**What you are asked to do:** Repeat, exactly as written, every line from the one holding "What matplotlib code" through the one holding "ax.spines['bottom'].set_linewidth(1.5)". Leave out all other lines.

---+---

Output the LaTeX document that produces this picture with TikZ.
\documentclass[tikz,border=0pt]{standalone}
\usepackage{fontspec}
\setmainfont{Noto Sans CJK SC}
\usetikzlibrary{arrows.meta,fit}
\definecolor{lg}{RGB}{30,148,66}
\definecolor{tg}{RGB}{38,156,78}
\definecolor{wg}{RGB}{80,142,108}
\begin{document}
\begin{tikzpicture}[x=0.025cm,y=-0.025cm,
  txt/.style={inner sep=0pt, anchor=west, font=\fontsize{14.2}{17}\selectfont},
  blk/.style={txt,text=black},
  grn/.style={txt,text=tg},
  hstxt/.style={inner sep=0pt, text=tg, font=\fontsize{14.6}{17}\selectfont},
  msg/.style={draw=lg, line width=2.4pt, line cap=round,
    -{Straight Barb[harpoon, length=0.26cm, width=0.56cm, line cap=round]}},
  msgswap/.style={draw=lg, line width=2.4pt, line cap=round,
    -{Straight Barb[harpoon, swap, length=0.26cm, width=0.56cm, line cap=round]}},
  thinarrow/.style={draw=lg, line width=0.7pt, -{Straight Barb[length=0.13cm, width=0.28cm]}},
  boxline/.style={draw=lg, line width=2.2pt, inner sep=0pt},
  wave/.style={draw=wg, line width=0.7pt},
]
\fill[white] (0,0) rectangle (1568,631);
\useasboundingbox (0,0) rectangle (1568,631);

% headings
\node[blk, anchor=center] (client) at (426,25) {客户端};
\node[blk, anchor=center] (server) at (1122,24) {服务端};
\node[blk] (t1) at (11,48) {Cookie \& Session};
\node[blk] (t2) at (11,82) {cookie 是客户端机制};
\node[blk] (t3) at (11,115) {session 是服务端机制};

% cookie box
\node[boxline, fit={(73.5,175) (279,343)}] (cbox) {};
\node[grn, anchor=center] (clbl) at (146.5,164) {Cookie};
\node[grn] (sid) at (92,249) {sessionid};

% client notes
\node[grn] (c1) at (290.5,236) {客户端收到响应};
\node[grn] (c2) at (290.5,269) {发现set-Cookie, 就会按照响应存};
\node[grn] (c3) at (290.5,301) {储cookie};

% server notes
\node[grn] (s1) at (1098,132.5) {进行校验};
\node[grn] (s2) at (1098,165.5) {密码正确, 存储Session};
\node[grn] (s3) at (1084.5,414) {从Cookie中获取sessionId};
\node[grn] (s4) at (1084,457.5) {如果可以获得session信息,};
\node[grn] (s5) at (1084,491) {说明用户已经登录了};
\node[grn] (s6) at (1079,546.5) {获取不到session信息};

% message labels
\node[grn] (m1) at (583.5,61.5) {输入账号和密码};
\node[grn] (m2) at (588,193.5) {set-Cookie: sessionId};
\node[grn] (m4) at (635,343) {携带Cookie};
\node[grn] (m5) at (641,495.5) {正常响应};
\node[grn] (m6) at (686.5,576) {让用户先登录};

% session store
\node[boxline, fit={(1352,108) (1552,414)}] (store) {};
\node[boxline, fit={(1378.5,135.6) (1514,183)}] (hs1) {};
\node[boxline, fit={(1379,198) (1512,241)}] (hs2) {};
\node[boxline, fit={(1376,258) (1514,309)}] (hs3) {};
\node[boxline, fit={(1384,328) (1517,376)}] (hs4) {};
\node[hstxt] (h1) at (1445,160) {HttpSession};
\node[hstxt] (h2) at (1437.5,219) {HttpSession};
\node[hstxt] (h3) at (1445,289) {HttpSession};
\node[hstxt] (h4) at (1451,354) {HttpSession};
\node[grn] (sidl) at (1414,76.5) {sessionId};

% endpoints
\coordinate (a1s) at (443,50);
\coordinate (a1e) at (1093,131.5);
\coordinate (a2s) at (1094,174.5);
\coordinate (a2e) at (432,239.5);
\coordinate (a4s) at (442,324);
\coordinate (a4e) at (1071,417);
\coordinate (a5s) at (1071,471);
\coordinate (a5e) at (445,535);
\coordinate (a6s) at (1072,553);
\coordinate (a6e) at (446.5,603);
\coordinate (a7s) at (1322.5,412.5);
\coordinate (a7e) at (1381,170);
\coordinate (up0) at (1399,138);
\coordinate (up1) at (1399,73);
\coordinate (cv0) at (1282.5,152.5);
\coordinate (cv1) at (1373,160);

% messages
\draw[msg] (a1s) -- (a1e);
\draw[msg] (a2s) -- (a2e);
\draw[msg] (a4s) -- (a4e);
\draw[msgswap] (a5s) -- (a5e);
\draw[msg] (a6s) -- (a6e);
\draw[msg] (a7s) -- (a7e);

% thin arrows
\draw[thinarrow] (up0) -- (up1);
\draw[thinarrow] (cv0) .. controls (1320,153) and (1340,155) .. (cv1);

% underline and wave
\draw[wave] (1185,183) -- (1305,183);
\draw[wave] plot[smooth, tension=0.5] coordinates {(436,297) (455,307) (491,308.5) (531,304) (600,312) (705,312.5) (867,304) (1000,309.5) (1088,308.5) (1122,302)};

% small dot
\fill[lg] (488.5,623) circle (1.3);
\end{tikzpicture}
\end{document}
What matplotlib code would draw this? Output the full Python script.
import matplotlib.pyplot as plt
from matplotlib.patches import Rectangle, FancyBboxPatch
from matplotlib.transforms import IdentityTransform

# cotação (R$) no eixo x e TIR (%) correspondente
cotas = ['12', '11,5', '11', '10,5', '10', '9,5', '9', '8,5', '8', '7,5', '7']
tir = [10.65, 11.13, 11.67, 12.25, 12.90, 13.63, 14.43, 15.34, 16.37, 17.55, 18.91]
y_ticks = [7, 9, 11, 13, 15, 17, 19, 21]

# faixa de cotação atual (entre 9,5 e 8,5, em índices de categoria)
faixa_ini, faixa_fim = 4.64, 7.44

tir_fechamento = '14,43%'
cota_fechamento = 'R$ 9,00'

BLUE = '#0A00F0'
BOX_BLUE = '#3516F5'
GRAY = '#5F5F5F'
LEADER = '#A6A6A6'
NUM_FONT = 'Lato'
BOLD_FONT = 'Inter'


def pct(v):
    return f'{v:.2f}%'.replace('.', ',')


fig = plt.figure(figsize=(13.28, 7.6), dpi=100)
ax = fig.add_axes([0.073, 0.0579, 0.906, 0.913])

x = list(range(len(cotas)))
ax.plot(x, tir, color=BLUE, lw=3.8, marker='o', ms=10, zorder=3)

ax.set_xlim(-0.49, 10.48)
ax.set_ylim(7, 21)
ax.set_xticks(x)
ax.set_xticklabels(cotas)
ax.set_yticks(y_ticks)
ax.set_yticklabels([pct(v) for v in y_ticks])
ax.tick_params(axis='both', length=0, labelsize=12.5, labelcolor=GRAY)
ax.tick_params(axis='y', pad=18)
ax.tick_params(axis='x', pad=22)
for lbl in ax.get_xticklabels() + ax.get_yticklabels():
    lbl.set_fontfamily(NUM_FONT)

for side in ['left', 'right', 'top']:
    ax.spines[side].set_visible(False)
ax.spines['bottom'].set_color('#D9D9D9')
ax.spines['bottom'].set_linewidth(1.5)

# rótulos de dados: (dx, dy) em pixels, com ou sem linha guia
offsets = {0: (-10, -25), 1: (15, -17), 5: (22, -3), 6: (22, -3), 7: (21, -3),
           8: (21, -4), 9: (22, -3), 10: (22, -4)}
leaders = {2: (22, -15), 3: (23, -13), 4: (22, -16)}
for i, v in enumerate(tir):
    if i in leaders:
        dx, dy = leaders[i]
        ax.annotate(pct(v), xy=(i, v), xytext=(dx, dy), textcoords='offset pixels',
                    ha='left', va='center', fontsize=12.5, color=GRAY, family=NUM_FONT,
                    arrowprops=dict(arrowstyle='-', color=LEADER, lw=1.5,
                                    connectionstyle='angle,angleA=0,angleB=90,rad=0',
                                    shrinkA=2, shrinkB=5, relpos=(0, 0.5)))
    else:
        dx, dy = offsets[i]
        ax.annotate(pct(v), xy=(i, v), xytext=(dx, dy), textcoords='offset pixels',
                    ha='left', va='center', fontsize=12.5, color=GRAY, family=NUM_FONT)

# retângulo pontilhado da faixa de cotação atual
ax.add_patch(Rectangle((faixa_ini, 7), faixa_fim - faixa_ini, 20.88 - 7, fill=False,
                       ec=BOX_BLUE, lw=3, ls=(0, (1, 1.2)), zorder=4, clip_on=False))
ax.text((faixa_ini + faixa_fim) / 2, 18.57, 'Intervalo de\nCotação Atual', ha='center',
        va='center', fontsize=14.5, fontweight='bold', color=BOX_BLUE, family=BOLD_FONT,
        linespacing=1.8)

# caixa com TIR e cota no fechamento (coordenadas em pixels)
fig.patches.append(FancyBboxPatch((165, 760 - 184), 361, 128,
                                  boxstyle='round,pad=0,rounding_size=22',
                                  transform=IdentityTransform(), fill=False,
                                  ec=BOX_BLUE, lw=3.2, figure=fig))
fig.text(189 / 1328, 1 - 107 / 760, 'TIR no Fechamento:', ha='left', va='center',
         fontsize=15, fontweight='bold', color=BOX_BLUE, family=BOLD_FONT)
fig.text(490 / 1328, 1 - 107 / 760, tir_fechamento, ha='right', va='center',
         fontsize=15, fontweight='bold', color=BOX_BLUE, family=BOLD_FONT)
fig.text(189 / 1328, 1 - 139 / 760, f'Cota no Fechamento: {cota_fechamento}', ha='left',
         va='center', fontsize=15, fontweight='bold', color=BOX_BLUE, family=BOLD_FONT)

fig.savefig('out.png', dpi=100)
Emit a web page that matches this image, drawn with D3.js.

---+---

**Output of the task:**
What matplotlib code would draw this? Output the full Python script.
import matplotlib.pyplot as plt
from matplotlib.patches import Rectangle, FancyBboxPatch
from matplotlib.transforms import IdentityTransform

# cotação (R$) no eixo x e TIR (%) correspondente
cotas = ['12', '11,5', '11', '10,5', '10', '9,5', '9', '8,5', '8', '7,5', '7']
tir = [10.65, 11.13, 11.67, 12.25, 12.90, 13.63, 14.43, 15.34, 16.37, 17.55, 18.91]
y_ticks = [7, 9, 11, 13, 15, 17, 19, 21]

# faixa de cotação atual (entre 9,5 e 8,5, em índices de categoria)
faixa_ini, faixa_fim = 4.64, 7.44

tir_fechamento = '14,43%'
cota_fechamento = 'R$ 9,00'

BLUE = '#0A00F0'
BOX_BLUE = '#3516F5'
GRAY = '#5F5F5F'
LEADER = '#A6A6A6'
NUM_FONT = 'Lato'
BOLD_FONT = 'Inter'


def pct(v):
    return f'{v:.2f}%'.replace('.', ',')


fig = plt.figure(figsize=(13.28, 7.6), dpi=100)
ax = fig.add_axes([0.073, 0.0579, 0.906, 0.913])

x = list(range(len(cotas)))
ax.plot(x, tir, color=BLUE, lw=3.8, marker='o', ms=10, zorder=3)

ax.set_xlim(-0.49, 10.48)
ax.set_ylim(7, 21)
ax.set_xticks(x)
ax.set_xticklabels(cotas)
ax.set_yticks(y_ticks)
ax.set_yticklabels([pct(v) for v in y_ticks])
ax.tick_params(axis='both', length=0, labelsize=12.5, labelcolor=GRAY)
ax.tick_params(axis='y', pad=18)
ax.tick_params(axis='x', pad=22)
for lbl in ax.get_xticklabels() + ax.get_yticklabels():
    lbl.set_fontfamily(NUM_FONT)

for side in ['left', 'right', 'top']:
    ax.spines[side].set_visible(False)
ax.spines['bottom'].set_color('#D9D9D9')
ax.spines['bottom'].set_linewidth(1.5)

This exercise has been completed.